Returning to certitude we gave its broad distinction into natural and artificial, non-scientific and scientific, philosophic and common-sense; and we showed the interdependence between the two. Either branch -- but we have regard especially to the second -- is divisible according to its specific motive, into three kinds, metaphysical, physical, and moral. We likewise saw in what sense a proposition, which is certain, may be regarded as having its certitude greater or less.

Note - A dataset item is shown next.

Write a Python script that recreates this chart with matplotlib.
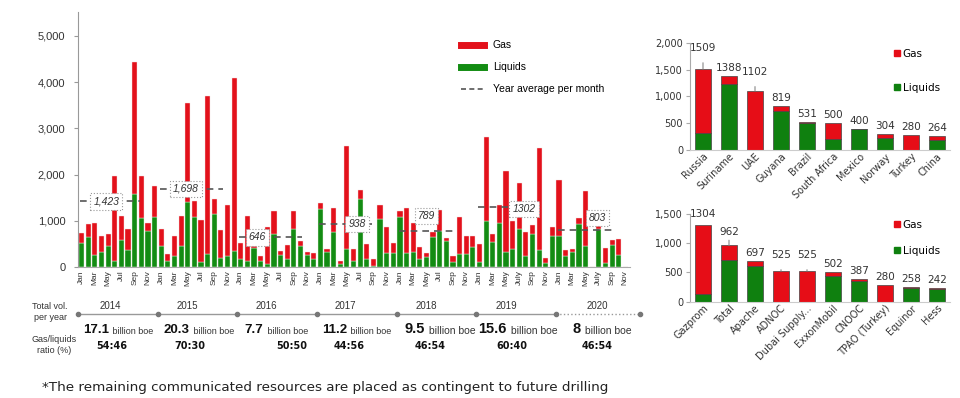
import numpy as np
import matplotlib.pyplot as plt
import matplotlib.transforms as mtransforms
from matplotlib.lines import Line2D
from matplotlib.ticker import FuncFormatter

# monthly discovered volumes (million boe), Jan 2014 .. Nov 2020
liquids = [530, 660, 270, 340, 450, 140, 580, 370, 1580, 1060, 780, 1090,
           450, 140, 250, 460, 1400, 1080, 110, 290, 1150, 200, 240, 350,
           170, 140, 420, 140, 70, 710, 260, 190, 820, 470, 270, 170,
           1250, 320, 770, 70, 400, 140, 1470, 190, 30, 1040, 300, 300,
           1090, 300, 340, 190, 230, 660, 780, 570, 120, 290, 290, 430,
           120, 1000, 550, 950, 340, 390, 820, 240, 710, 370, 90, 680,
           670, 250, 340, 940, 450, 0, 820, 100, 480, 270, 0]
gas = [220, 270, 680, 340, 270, 1830, 520, 450, 2850, 910, 180, 660,
       370, 150, 430, 650, 2140, 350, 910, 3410, 320, 610, 1100, 3740,
       360, 970, 110, 110, 810, 500, 90, 290, 400, 90, 50, 140,
       130, 70, 520, 70, 2220, 260, 200, 310, 140, 310, 580, 220,
       130, 970, 620, 240, 70, 110, 460, 70, 120, 800, 390, 250,
       390, 1820, 170, 400, 1730, 620, 990, 530, 200, 2200, 110, 200,
       1220, 120, 50, 120, 1200, 0, 90, 320, 110, 340, 0]

years = ['2014', '2015', '2016', '2017', '2018', '2019', '2020']
year_avg = [1423, 1698, 646, 938, 789, 1302, 803]
year_avg_txt = ['1,423', '1,698', '646', '938', '789', '1302', '803']
year_total = ['17.1', '20.3', '7.7', '11.2', '9.5', '15.6', '8']
year_ratio = ['54:46', '70:30', '50:50', '44:56', '46:54', '60:40', '46:54']

countries = ['Russia', 'Suriname', 'UAE', 'Guyana', 'Brazil', 'South Africa',
             'Mexico', 'Norway', 'Turkey', 'China']
country_liq = [320, 1230, 0, 730, 495, 200, 400, 230, 0, 190]
country_gas = [1189, 158, 1102, 89, 36, 300, 0, 74, 280, 74]

companies = ['Gazprom', 'Total', 'Apache', 'ADNOC', 'Dubai Supply...',
             'ExxonMobil', 'CNOOC', 'TPAO (Turkey)', 'Equinor', 'Hess']
company_liq = [130, 720, 610, 0, 0, 440, 360, 0, 235, 215]
company_gas = [1174, 242, 87, 525, 525, 62, 27, 280, 23, 27]

RED = '#e3111b'
GREEN = '#138c13'
RED2 = '#e60d17'
GREEN2 = '#0f800f'
GREY = '#333333'

W, H = 960, 398
fig = plt.figure(figsize=(9.6, 3.98), dpi=100)


def fx(px):
    return px / W


def fy(py):
    return 1 - py / H


# ---------------- main monthly chart ----------------
ax = fig.add_axes([fx(78), fy(267.3), fx(552), (267.3 - 12) / H])
x = np.arange(len(liquids))
ax.bar(x, liquids, width=0.78, color=GREEN, edgecolor='#e8f5e0', lw=0.3, zorder=2)
ax.bar(x, gas, bottom=liquids, width=0.78, color=RED, edgecolor='#f5e0e0', lw=0.3, zorder=2)
ax.set_xlim(-0.55, 82.7)
ax.set_ylim(0, 5514)
ax.set_yticks(range(0, 5001, 1000))
ax.yaxis.set_major_formatter(FuncFormatter(lambda v, p: '{:,.0f}'.format(v)))
for s in ['top', 'right']:
    ax.spines[s].set_visible(False)
ax.spines['left'].set_color('#999999')
ax.spines['bottom'].set_color('#aaaaaa')
ax.tick_params(axis='y', length=3, color='#999999', labelsize=8, labelcolor=GREY, pad=6)
ax.tick_params(axis='x', length=0, labelsize=6, labelcolor=GREY, pad=2)
for lab in ax.get_yticklabels():
    lab.set_family('Liberation Sans')

month_names = ['Jan', 'Mar', 'May', 'Jul', 'Sep', 'Nov']
tick_pos = list(range(0, len(liquids), 2))
tick_lab = []
for p in tick_pos:
    name = month_names[(p % 12) // 2]
    if name == 'Jul' and p >= 60:
        name = 'July'
    tick_lab.append(name)
ax.set_xticks(tick_pos)
ax.set_xticklabels(tick_lab, rotation=90, family='Liberation Sans')

# year average lines with boxed labels
avg_span_end = [8.8, 21.3, 33.3, 43.8, 56.6, 68, 80.3]
avg_lab_x = [3.7, 15.7, 26.5, 41.5, 52, 66.7, 77.8]
avg_lab_dy = [0, 0, 0, 0, 320, -50, 255]
for k, v in enumerate(year_avg):
    x0 = 12 * k - 0.2 if k < 6 else 71.8
    ax.plot([x0, avg_span_end[k]], [v, v], color='#555555', lw=1.2,
            ls=(0, (4, 3)), zorder=3)
    ax.text(avg_lab_x[k], v + avg_lab_dy[k], year_avg_txt[k], ha='center', va='center',
            fontsize=7.5, style='italic', color=GREY, family='Liberation Sans', zorder=4,
            bbox=dict(boxstyle='square,pad=0.3', fc='white', ec='#999999', ls=':', lw=0.8))

handles = [Line2D([], [], color=RED, lw=5),
           Line2D([], [], color=GREEN, lw=5),
           Line2D([], [], color='#555555', lw=1.2, ls=(0, (3, 2)))]
ax.legend(handles, ['Gas', 'Liquids', 'Year average per month'], loc='upper left',
          bbox_to_anchor=(fx(452), fy(31)), bbox_transform=fig.transFigure,
          frameon=False, handlelength=2.2, labelspacing=1.15, handletextpad=0.8,
          prop={'family': 'Liberation Sans', 'size': 7.5})

# timeline under the monthly chart
tr = mtransforms.blended_transform_factory(ax.transData, fig.transFigure)
dots = [12 * k - 0.5 for k in range(7)]
ax.plot([dots[0], dots[-1]], [fy(314)] * 2, color='#999999', lw=1, transform=tr, clip_on=False)
ax.plot([dots[-1], 84.2], [fy(314)] * 2, color='#999999', lw=1, ls=':', transform=tr, clip_on=False)
ax.plot(dots + [84.2], [fy(314)] * 8, 'o', ms=3, color='#777777', transform=tr, clip_on=False)

fig.text(fx(50), fy(312), 'Total vol.\nper year', ha='center', va='center', fontsize=6.5,
         color=GREY, family='Liberation Sans', linespacing=1.2)
fig.text(fx(54), fy(345), 'Gas/liquids\nratio (%)', ha='center', va='center', fontsize=6.5,
         color=GREY, family='Liberation Sans', linespacing=1.2)

year_lab_x = [4.3, 15.9, 27.8, 39.7, 52, 64, 77.7]
boe_start = [0.2, 12.3, 24.6, 36.2, 48.7, 59.8, 74.1]
ratio_x = [4.6, 16.3, 31.7, 40.4, 52.5, 64.9, 77.7]
for k in range(7):
    ax.text(year_lab_x[k], fy(306), years[k], transform=tr, ha='center', va='center',
            fontsize=7, color=GREY, family='Liberation Sans', clip_on=False)
    big = 9.5 if k < 4 else 10.5
    small = 6.5 if k < 4 else 7.5
    t1 = ax.text(boe_start[k], fy(333), year_total[k], transform=tr, ha='left', va='baseline',
                 fontsize=big, fontweight='bold', color='#111111', family='Liberation Sans')
    ax.annotate(' billion boe', xy=(1, 0), xycoords=t1, xytext=(1, 0), textcoords='offset points',
                ha='left', va='bottom', fontsize=small, color=GREY, family='Liberation Sans')
    ax.text(ratio_x[k], fy(346), year_ratio[k], transform=tr, ha='center', va='center',
            fontsize=7, fontweight='bold', color='#111111', family='DejaVu Sans')

fig.text(fx(42), fy(388), '*The remaining communicated resources are placed as contingent to future drilling',
         ha='left', va='center', fontsize=9.7, color='#222222', family='DejaVu Sans')


# ---------------- right side: top 10 charts ----------------
def top10(axr, names, liq, gs, ymax, step, lifts, lined, spacing):
    xi = np.arange(len(names))
    axr.bar(xi, liq, width=0.64, color=GREEN2, edgecolor='#444444', lw=0.5, zorder=2)
    axr.bar(xi, gs, bottom=liq, width=0.64, color=RED2, edgecolor='#444444', lw=0.5, zorder=2)
    axr.set_xlim(-0.5, 9.5)
    axr.set_ylim(0, ymax)
    axr.set_yticks(np.arange(0, ymax + 1, step))
    axr.yaxis.set_major_formatter(FuncFormatter(lambda v, p: '{:,.0f}'.format(v)))
    for s in ['top', 'right']:
        axr.spines[s].set_visible(False)
    axr.spines['left'].set_color('#aaaaaa')
    axr.spines['bottom'].set_color('#cccccc')
    axr.tick_params(axis='y', length=3, color='#aaaaaa', labelsize=7, labelcolor=GREY, pad=2)
    axr.tick_params(axis='x', length=0, labelsize=7, labelcolor=GREY, pad=1)
    axr.set_xticks(xi)
    axr.set_xticklabels(names, rotation=45, ha='right', rotation_mode='anchor')
    for i in xi:
        tot = liq[i] + gs[i]
        lift = lifts.get(names[i], 8)
        arrow = dict(arrowstyle='-', color='#888888', lw=0.8, shrinkA=5, shrinkB=0) \
            if names[i] in lined else None
        axr.annotate(str(tot), xy=(i, tot), xytext=(0, lift * 0.72), textcoords='offset points',
                     ha='center', va='center', fontsize=7.5, color=GREY, arrowprops=arrow,
                     annotation_clip=False)
    h = [Line2D([], [], marker='s', ls='', color=RED2, ms=5),
         Line2D([], [], marker='s', ls='', color=GREEN2, ms=5)]
    axr.legend(h, ['Gas', 'Liquids'], loc='upper left', bbox_to_anchor=(0.77, 0.98),
               frameon=False, fontsize=7.5, handlelength=0.6, handletextpad=0.2,
               labelspacing=spacing, borderaxespad=0)


ax_t = fig.add_axes([fx(690), fy(150), fx(260), 107.3 / H])
top10(ax_t, countries, country_liq, country_gas, 2000, 500,
      {'Russia': 21, 'UAE': 19}, ['Russia', 'UAE'], 2.3)

ax_b = fig.add_axes([fx(690), fy(301.7), fx(260), 87.7 / H])
top10(ax_b, companies, company_liq, company_gas, 1500, 500,
      {'Gazprom': 11.5, 'Total': 13, 'ADNOC': 16, 'Dubai Supply...': 16},
      ['Total', 'ADNOC', 'Dubai Supply...'], 1.5)

plt.savefig('out.png', dpi=100, facecolor='white')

In absolute opposition to certitude came scepticism under its most uncompromising form, or total negation of the power of mind to acquire real knowledge of things. Such scepticism was shown to be quite indefensible as a position taken up and defended by argument; its very possibility was denied in view of the irresistible self-assertion of a reasonable nature. However, there was a scepticism calling itself methodic, and professing to lead to the most legitimate dogmatism; but its professions proved hollow, and its failure served only to confirm our own previous proposition, that philosophy must build on natural certitude. In the words of Mr. Spencer, the philosophy of certitude "can be nothing but the analysis of our knowledge by means of our knowledge, an inquiry by our intelligence into the decisions of our intelligence." We cannot carry on such an inquiry without taking for granted the trustworthiness of our intelligence. But against any one supposing that this assumption itself is a blind, instinctive process, we entered our "caveat" not without call.

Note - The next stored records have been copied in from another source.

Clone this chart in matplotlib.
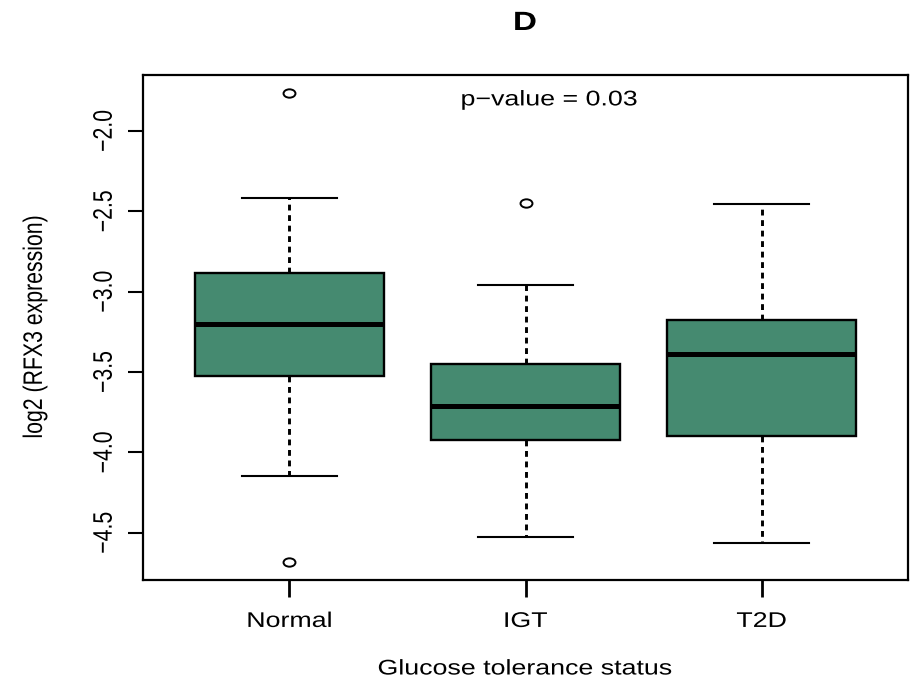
import matplotlib
matplotlib.use("Agg")
import matplotlib.pyplot as plt
from matplotlib import patheffects
from matplotlib.transforms import Affine2D
from matplotlib.path import Path

plt.rcParams['font.family'] = ['Liberation Sans', 'DejaVu Sans']

categories = ["Normal", "IGT", "T2D"]
whisker_low = [-4.147, -4.526, -4.564]
q1 = [-3.525, -3.923, -3.898]
median = [-3.201, -3.711, -3.385]
q3 = [-2.884, -3.450, -3.176]
whisker_high = [-2.417, -2.958, -2.454]
outliers = [[-1.764, -4.682], [-2.448], []]
yticks = [-2.0, -2.5, -3.0, -3.5, -4.0, -4.5]
title = "D"
annotation = "p\u2212value = 0.03"


class HStretch(patheffects.AbstractPathEffect):
    """Stretch rendered text horizontally (screen x) about its own centre."""
    def __init__(self, sx):
        super().__init__()
        self.sx = sx

    def draw_path(self, renderer, gc, tpath, affine, rgbFace=None):
        ext = tpath.get_extents(affine)
        cx = 0.5 * (ext.x0 + ext.x1)
        new = affine + Affine2D().translate(-cx, 0).scale(self.sx, 1).translate(cx, 0)
        renderer.draw_path(gc, tpath, new, rgbFace)


SX = 1.26
pe = [HStretch(SX)]
FS = 15.3

stats = []
for i, c in enumerate(categories):
    stats.append(dict(label=c, med=median[i], q1=q1[i], q3=q3[i],
                      whislo=whisker_low[i], whishi=whisker_high[i],
                      fliers=outliers[i]))

ellipse = Path.unit_circle().transformed(Affine2D().scale(1.0, 0.7))

fig = plt.figure(figsize=(9.15, 6.86), dpi=100)
ax = fig.add_axes([143/915, 1 - 580/686, (908-143)/915, (580-75)/686])

ax.bxp(stats, positions=[1, 2, 3], widths=0.8, patch_artist=True,
       boxprops=dict(facecolor="#458a70", edgecolor="black", linewidth=1.7),
       medianprops=dict(color="black", linewidth=3.6, solid_capstyle="butt"),
       whiskerprops=dict(color="black", linewidth=2.1, linestyle=(0, (2.0, 1.6))),
       capprops=dict(color="black", linewidth=1.5),
       capwidths=0.4,
       flierprops=dict(marker=ellipse, markerfacecolor="none", markeredgecolor="black",
                       markersize=8.6, markeredgewidth=1.4))

ax.set_xlim(0.38, 3.62)
ax.set_ylim(-4.794, -1.652)
ax.set_yticks(yticks)
ax.set_yticklabels([f"\u2212{abs(v):.1f}" for v in yticks], rotation=90, va="center")
ax.set_xticks([1, 2, 3])
ax.set_xticklabels(categories)
ax.tick_params(axis="both", labelsize=FS, length=11, width=1.5, direction="out")
ax.tick_params(axis="x", length=12, width=2)
ax.tick_params(axis="y", pad=10)
ax.tick_params(axis="x", pad=11)
for s in ax.spines.values():
    s.set_linewidth(1.6)
    s.set_color("black")

for lab in ax.get_xticklabels() + ax.get_yticklabels():
    lab.set_path_effects(pe)

ax.text(2.1, -1.807, annotation, ha="center", va="center", fontsize=FS, path_effects=pe)
fig.text(525/915, 1 - 23/686, title, ha="center", va="center", fontsize=19,
         fontweight="bold", path_effects=pe)
fig.text(525/915, 1 - 669/686, "Glucose tolerance status", ha="center", va="center",
         fontsize=FS, path_effects=pe)
fig.text(35/915, 1 - 327/686, "log2 (RFX3 expression)", ha="center", va="center",
         fontsize=FS, rotation=90, path_effects=pe)

fig.savefig("out.png", dpi=100)
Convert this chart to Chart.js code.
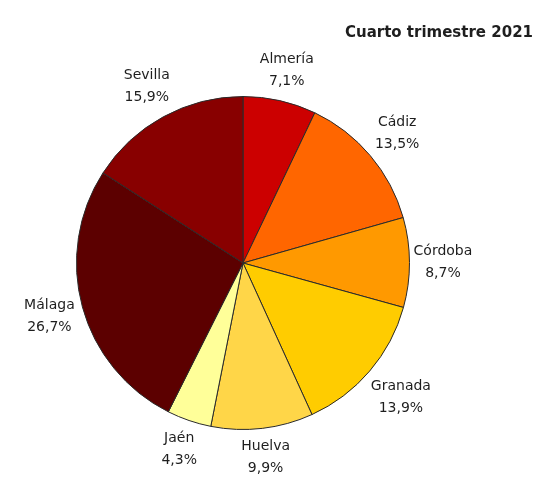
<!DOCTYPE html>
<html>
<head>
<meta charset="utf-8">
<script src="https://cdn.jsdelivr.net/npm/chart.js@4"></script>
<style>
    html, body { margin: 0; padding: 0; background: #fff; }
    #wrap { width: 536px; height: 479px; }
</style>
</head>
<body>
<div id="wrap"><canvas id="pieChart"></canvas></div>
<script>
// Chart data
const provinces = ['Almería', 'Cádiz', 'Córdoba', 'Granada', 'Huelva', 'Jaén', 'Málaga', 'Sevilla'];
const shares = [7.1, 13.5, 8.7, 13.9, 9.9, 4.3, 26.7, 15.9];
const sliceColors = ['#cc0000', '#ff6600', '#ff9900', '#ffcc00', '#ffd648', '#ffff99', '#5c0000', '#880000'];
const chartTitle = 'Cuarto trimestre 2021';

// Format share as "7,1%"
function formatShare(value) {
    return value.toFixed(1).replace('.', ',') + '%';
}

// Draws title and outside labels
const labelPlugin = {
    id: 'outsideLabels',
    afterDraw(chart) {
        const ctx = chart.ctx;
        const meta = chart.getDatasetMeta(0);
        ctx.save();
        ctx.fillStyle = '#1e1e1e';
        ctx.textAlign = 'center';
        ctx.textBaseline = 'middle';
        ctx.font = '14px "DejaVu Sans", Verdana, sans-serif';
        const lineH = 22;
        meta.data.forEach((arc, i) => {
            const mid = (arc.startAngle + arc.endAngle) / 2;
            const cos = Math.cos(mid), sin = Math.sin(mid);
            const l1 = provinces[i], l2 = formatShare(shares[i]);
            const w = Math.max(ctx.measureText(l1).width, ctx.measureText(l2).width);
            const h = lineH * 2;
            const d = arc.outerRadius + 4 + Math.abs(cos) * w / 2 + Math.abs(sin) * h / 2;
            const x = arc.x + cos * d;
            const y = arc.y + sin * d;
            ctx.fillText(l1, x, y - lineH / 2);
            ctx.fillText(l2, x, y + lineH / 2);
        });
        ctx.font = 'bold 15px "DejaVu Sans", Verdana, sans-serif';
        ctx.textAlign = 'right';
        ctx.fillText(chartTitle, 533, 33);
        ctx.restore();
    }
};

const ctx = document.getElementById('pieChart').getContext('2d');
new Chart(ctx, {
    type: 'pie',
    data: {
        labels: provinces,
        datasets: [{
            data: shares,
            backgroundColor: sliceColors,
            borderColor: '#2a2a2a',
            borderWidth: 1
        }]
    },
    options: {
        responsive: true,
        maintainAspectRatio: false,
        animation: false,
        layout: {
            padding: { top: 95, bottom: 48, left: 76, right: 126 }
        },
        plugins: {
            legend: { display: false },
            tooltip: { enabled: false }
        }
    },
    plugins: [labelPlugin]
});
</script>
</body>
</html>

Having rejected the Cartesian primary facts and principles, as explained by their author, we felt bound to agree upon some of our own; and as primary truths we assigned what were called the First Fact,the First Condition, the First Principle; to which trio the Principle of Sufficient Reason was added. Out of these elements we cannot hope to buildup a system as Euclid built up his geometry; but so far as the logic of certitude is reducible to a few elements, these are they. We need hardly try to make all that Hamilton has made out of the Principle of Identity; because so far as what he says has truth in it, the truth seems scarce worth such explicit proclamation; or at any rate, it is very calculated to vex the souls of some readers. In behalf of our own primaries, the defence is available, that they are evident without demonstration, and that no one can argue against them without implicitly affirming them.

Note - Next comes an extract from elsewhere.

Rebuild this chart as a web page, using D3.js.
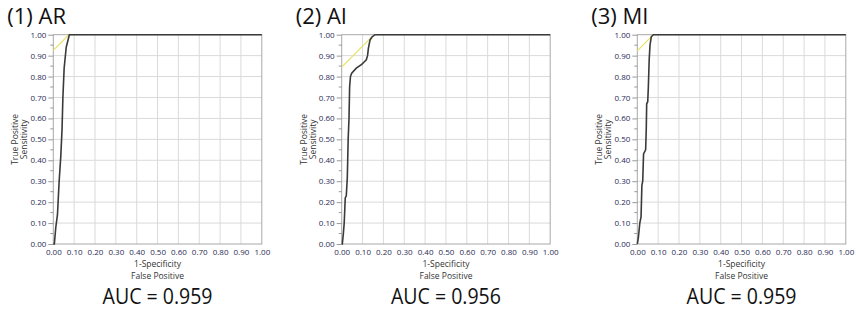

2. Thus far we have gone; but what is to be the next step? Many schoolmen follow the plan of entering here upon the consideration of what they call the means or the sources of knowledge. Their work comes pretty much to a division and a defence of faculties which successively take up the elements of knowledge, and bring them out in the shape of formed propositions. A justification is attempted of sensations, ideas, memory, judgment, and reasoning. But without a word of condemnation for the method of others, we may relegate these matters to the Second Part; the reason being that they may fairly be regarded as belonging to the details of the Subject, not to that most general description of Certitude which forms the First Part. As belonging to the latter, however, we will at once grapple with a question often delayed till the very end of the treatise, namely, with Evidence, considered as the objective criterion of truth. Since this is the perfectly general criterion of all certitude, we are justified in putting it along with the other matters which we have called "Generalities." There will thus be a book on Generalities and a book on Particularities; after which the reader will not be asked to extend his patient efforts to yet another book.